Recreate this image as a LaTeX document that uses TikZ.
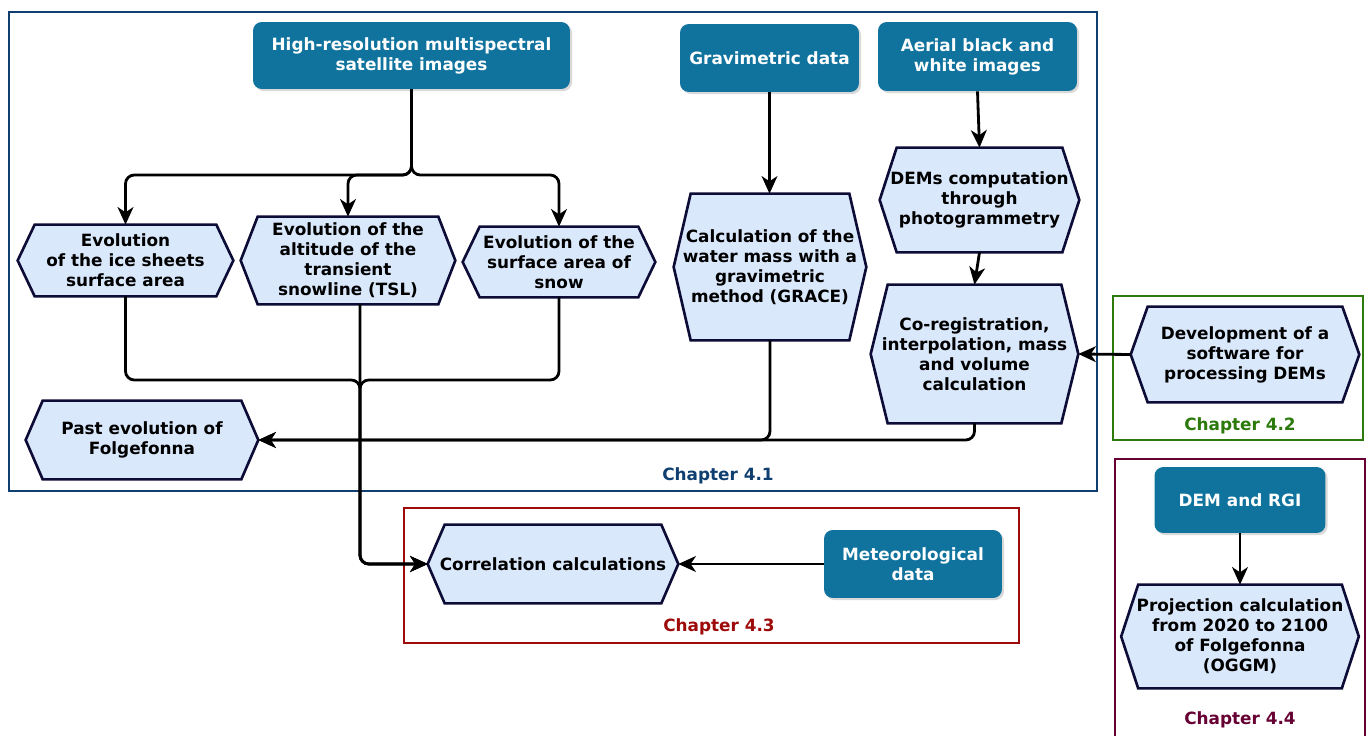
\documentclass[tikz,border=0pt]{standalone}
\usepackage{fontspec}
\setmainfont{DejaVu Sans}
\usetikzlibrary{positioning,arrows.meta,shadows,backgrounds}

\definecolor{darkbox}{HTML}{10739E}
\definecolor{hexfill}{HTML}{DAE8FC}
\definecolor{hexdraw}{HTML}{0C0C36}
\definecolor{chapblue}{HTML}{0F3F70}
\definecolor{chapgreen}{HTML}{2B7A0B}
\definecolor{chapred}{HTML}{9E0A0A}
\definecolor{chappurple}{HTML}{660033}

\tikzset{
  datbox/.style={rounded corners=5pt, fill=darkbox, text=white, align=center, inner sep=0pt,
    drop shadow={shadow xshift=1.2pt, shadow yshift=-1.2pt, opacity=0.3}},
  hexbox/.style={inner sep=0pt, align=center},
  hexshape/.style={draw=hexdraw, fill=hexfill, line width=1.5pt},
  flow/.style={-{Stealth[length=10pt,width=9pt,inset=3pt]}, line width=1.6pt, rounded corners=5pt},
  chapframe/.style={line width=1.1pt, inner sep=0pt},
}

\begin{document}
\begin{tikzpicture}[x=0.02cm, y=-0.02cm, every node/.style={font=\fontsize{9.6}{11.4}\selectfont\bfseries}]
  \useasboundingbox (0,0) rectangle (1370,736);

  % chapter frames
  \node[chapframe, draw=chapblue, minimum width=21.76cm, minimum height=9.58cm] (ch41) at (553,251.5) {};
  \node[chapframe, draw=chapgreen, minimum width=5.0cm, minimum height=2.88cm] (ch42) at (1238,368) {};
  \node[chapframe, draw=chapred, minimum width=12.3cm, minimum height=2.7cm] (ch43) at (711.5,575.5) {};
  \draw[line width=1.1pt, chappurple] (1115,738) |- (1365,459) -- (1365,738);

  \node[text=chapblue] (lab41) at (718,476) {Chapter 4.1};
  \node[text=chapgreen] (lab42) at (1240,426) {Chapter 4.2};
  \node[text=chapred] (lab43) at (719,627) {Chapter 4.3};
  \node[text=chappurple] (lab44) at (1240,720) {Chapter 4.4};

  % data sources
  \node[datbox, minimum width=6.34cm, minimum height=1.34cm] (satimg) at (411.5,55.5) {High-resolution multispectral\\satellite images};
  \node[datbox, minimum width=3.58cm, minimum height=1.36cm] (gravdata) at (769.5,58) {Gravimetric data};
  \node[datbox, minimum width=3.98cm, minimum height=1.38cm] (aerial) at (977.5,56.5) {Aerial black and\\white images};
  \node[datbox, minimum width=3.56cm, minimum height=1.36cm] (meteo) at (913,564) {Meteorological\\data};
  \node[datbox, minimum width=3.42cm, minimum height=1.32cm] (demrgi) at (1240,500) {DEM and RGI};

  % processing steps
  \node[hexbox, minimum width=4.3cm, minimum height=1.42cm] (ice) at (125.5,260.5) {Evolution\\of the ice sheets\\surface area};
  \node[hexbox, minimum width=4.28cm, minimum height=1.74cm] (tsl) at (348,260.5) {Evolution of the\\altitude of the\\transient\\snowline (TSL)};
  \node[hexbox, minimum width=3.84cm, minimum height=1.4cm] (snow) at (559,262) {Evolution of the\\surface area of\\snow};
  \node[hexbox, minimum width=3.84cm, minimum height=2.92cm] (grace) at (770,267) {Calculation of the\\water mass with a\\gravimetric\\method (GRACE)};
  \node[hexbox, minimum width=3.98cm, minimum height=2.08cm] (dems) at (979.5,200) {DEMs computation\\through\\photogrammetry};
  \node[hexbox, minimum width=4.14cm, minimum height=2.76cm] (coreg) at (974.5,354) {Co-registration,\\interpolation, mass\\and volume\\calculation};
  \node[hexbox, minimum width=4.56cm, minimum height=1.9cm] (devsoft) at (1245,354.5) {Development of a\\software for\\processing DEMs};
  \node[hexbox, minimum width=4.64cm, minimum height=1.56cm] (past) at (142,440) {Past evolution of\\Folgefonna};
  \node[hexbox, minimum width=5.0cm, minimum height=1.56cm] (corr) at (553,564) {Correlation calculations};
  \node[hexbox, minimum width=4.74cm, minimum height=2.06cm] (proj) at (1240,636.5) {Projection calculation\\from 2020 to 2100\\of Folgefonna\\(OGGM)};

  \begin{scope}[on background layer]
    \foreach \n in {ice,tsl,snow,grace,dems,coreg,devsoft,past,corr,proj}
      \draw[hexshape] ([xshift=0.34cm]\n.north west) -- ([xshift=-0.34cm]\n.north east) -- (\n.east)
        -- ([xshift=-0.34cm]\n.south east) -- ([xshift=0.34cm]\n.south west) -- (\n.west) -- cycle;
  \end{scope}

  % connectors
  \coordinate (split) at (411.5,175);
  \coordinate (merge) at (360,380);
  \draw[flow] (satimg.south) -- (split) -| (ice.north);
  \draw[flow] (satimg.south) -- (split) -| (tsl.north);
  \draw[flow] (satimg.south) -- (split) -| (snow.north);
  \draw[flow] (ice.south) |- (merge) |- (corr.west);
  \draw[flow] (snow.south) |- (merge) |- (corr.west);
  \draw[flow] (tsl.south -| merge) |- (corr.west);
  \draw[flow] (gravdata.south) -- (gravdata.south |- grace.north);
  \draw[flow] (grace.south) |- (past.east);
  \draw[flow] (coreg.south) |- (past.east);
  \draw[flow] (aerial.south) -- (dems.north);
  \draw[flow] (dems.south) -- (coreg.north);
  \draw[flow] (devsoft.west) -- (coreg.east);
  \draw[flow] (meteo.west) -- (corr.east);
  \draw[flow] (demrgi.south) -- (proj.north);
\end{tikzpicture}
\end{document}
....
Short task =
All the lines above are to be reproduced exactly, except the pictures.

Exercise result =
Recreate this image as a LaTeX document that uses TikZ.
\documentclass[tikz,border=0pt]{standalone}
\usepackage{fontspec}
\setmainfont{DejaVu Sans}
\usetikzlibrary{positioning,arrows.meta,shadows,backgrounds}

\definecolor{darkbox}{HTML}{10739E}
\definecolor{hexfill}{HTML}{DAE8FC}
\definecolor{hexdraw}{HTML}{0C0C36}
\definecolor{chapblue}{HTML}{0F3F70}
\definecolor{chapgreen}{HTML}{2B7A0B}
\definecolor{chapred}{HTML}{9E0A0A}
\definecolor{chappurple}{HTML}{660033}

\tikzset{
  datbox/.style={rounded corners=5pt, fill=darkbox, text=white, align=center, inner sep=0pt,
    drop shadow={shadow xshift=1.2pt, shadow yshift=-1.2pt, opacity=0.3}},
  hexbox/.style={inner sep=0pt, align=center},
  hexshape/.style={draw=hexdraw, fill=hexfill, line width=1.5pt},
  flow/.style={-{Stealth[length=10pt,width=9pt,inset=3pt]}, line width=1.6pt, rounded corners=5pt},
  chapframe/.style={line width=1.1pt, inner sep=0pt},
}

\begin{document}
\begin{tikzpicture}[x=0.02cm, y=-0.02cm, every node/.style={font=\fontsize{9.6}{11.4}\selectfont\bfseries}]
  \useasboundingbox (0,0) rectangle (1370,736);

  % chapter frames
  \node[chapframe, draw=chapblue, minimum width=21.76cm, minimum height=9.58cm] (ch41) at (553,251.5) {};
  \node[chapframe, draw=chapgreen, minimum width=5.0cm, minimum height=2.88cm] (ch42) at (1238,368) {};
  \node[chapframe, draw=chapred, minimum width=12.3cm, minimum height=2.7cm] (ch43) at (711.5,575.5) {};
  \draw[line width=1.1pt, chappurple] (1115,738) |- (1365,459) -- (1365,738);

  \node[text=chapblue] (lab41) at (718,476) {Chapter 4.1};
  \node[text=chapgreen] (lab42) at (1240,426) {Chapter 4.2};
  \node[text=chapred] (lab43) at (719,627) {Chapter 4.3};
  \node[text=chappurple] (lab44) at (1240,720) {Chapter 4.4};

  % data sources
  \node[datbox, minimum width=6.34cm, minimum height=1.34cm] (satimg) at (411.5,55.5) {High-resolution multispectral\\satellite images};
  \node[datbox, minimum width=3.58cm, minimum height=1.36cm] (gravdata) at (769.5,58) {Gravimetric data};
  \node[datbox, minimum width=3.98cm, minimum height=1.38cm] (aerial) at (977.5,56.5) {Aerial black and\\white images};
  \node[datbox, minimum width=3.56cm, minimum height=1.36cm] (meteo) at (913,564) {Meteorological\\data};
  \node[datbox, minimum width=3.42cm, minimum height=1.32cm] (demrgi) at (1240,500) {DEM and RGI};

  % processing steps
  \node[hexbox, minimum width=4.3cm, minimum height=1.42cm] (ice) at (125.5,260.5) {Evolution\\of the ice sheets\\surface area};
  \node[hexbox, minimum width=4.28cm, minimum height=1.74cm] (tsl) at (348,260.5) {Evolution of the\\altitude of the\\transient\\snowline (TSL)};
  \node[hexbox, minimum width=3.84cm, minimum height=1.4cm] (snow) at (559,262) {Evolution of the\\surface area of\\snow};
  \node[hexbox, minimum width=3.84cm, minimum height=2.92cm] (grace) at (770,267) {Calculation of the\\water mass with a\\gravimetric\\method (GRACE)};
  \node[hexbox, minimum width=3.98cm, minimum height=2.08cm] (dems) at (979.5,200) {DEMs computation\\through\\photogrammetry};
  \node[hexbox, minimum width=4.14cm, minimum height=2.76cm] (coreg) at (974.5,354) {Co-registration,\\interpolation, mass\\and volume\\calculation};
  \node[hexbox, minimum width=4.56cm, minimum height=1.9cm] (devsoft) at (1245,354.5) {Development of a\\software for\\processing DEMs};
  \node[hexbox, minimum width=4.64cm, minimum height=1.56cm] (past) at (142,440) {Past evolution of\\Folgefonna};
  \node[hexbox, minimum width=5.0cm, minimum height=1.56cm] (corr) at (553,564) {Correlation calculations};
  \node[hexbox, minimum width=4.74cm, minimum height=2.06cm] (proj) at (1240,636.5) {Projection calculation\\from 2020 to 2100\\of Folgefonna\\(OGGM)};

  \begin{scope}[on background layer]
    \foreach \n in {ice,tsl,snow,grace,dems,coreg,devsoft,past,corr,proj}
      \draw[hexshape] ([xshift=0.34cm]\n.north west) -- ([xshift=-0.34cm]\n.north east) -- (\n.east)
        -- ([xshift=-0.34cm]\n.south east) -- ([xshift=0.34cm]\n.south west) -- (\n.west) -- cycle;
  \end{scope}

  % connectors
  \coordinate (split) at (411.5,175);
  \coordinate (merge) at (360,380);
  \draw[flow] (satimg.south) -- (split) -| (ice.north);
  \draw[flow] (satimg.south) -- (split) -| (tsl.north);
  \draw[flow] (satimg.south) -- (split) -| (snow.north);
  \draw[flow] (ice.south) |- (merge) |- (corr.west);
  \draw[flow] (snow.south) |- (merge) |- (corr.west);
  \draw[flow] (tsl.south -| merge) |- (corr.west);
  \draw[flow] (gravdata.south) -- (gravdata.south |- grace.north);
  \draw[flow] (grace.south) |- (past.east);
  \draw[flow] (coreg.south) |- (past.east);
  \draw[flow] (aerial.south) -- (dems.north);
  \draw[flow] (dems.south) -- (coreg.north);
  \draw[flow] (devsoft.west) -- (coreg.east);
  \draw[flow] (meteo.west) -- (corr.east);
  \draw[flow] (demrgi.south) -- (proj.north);
\end{tikzpicture}
\end{document}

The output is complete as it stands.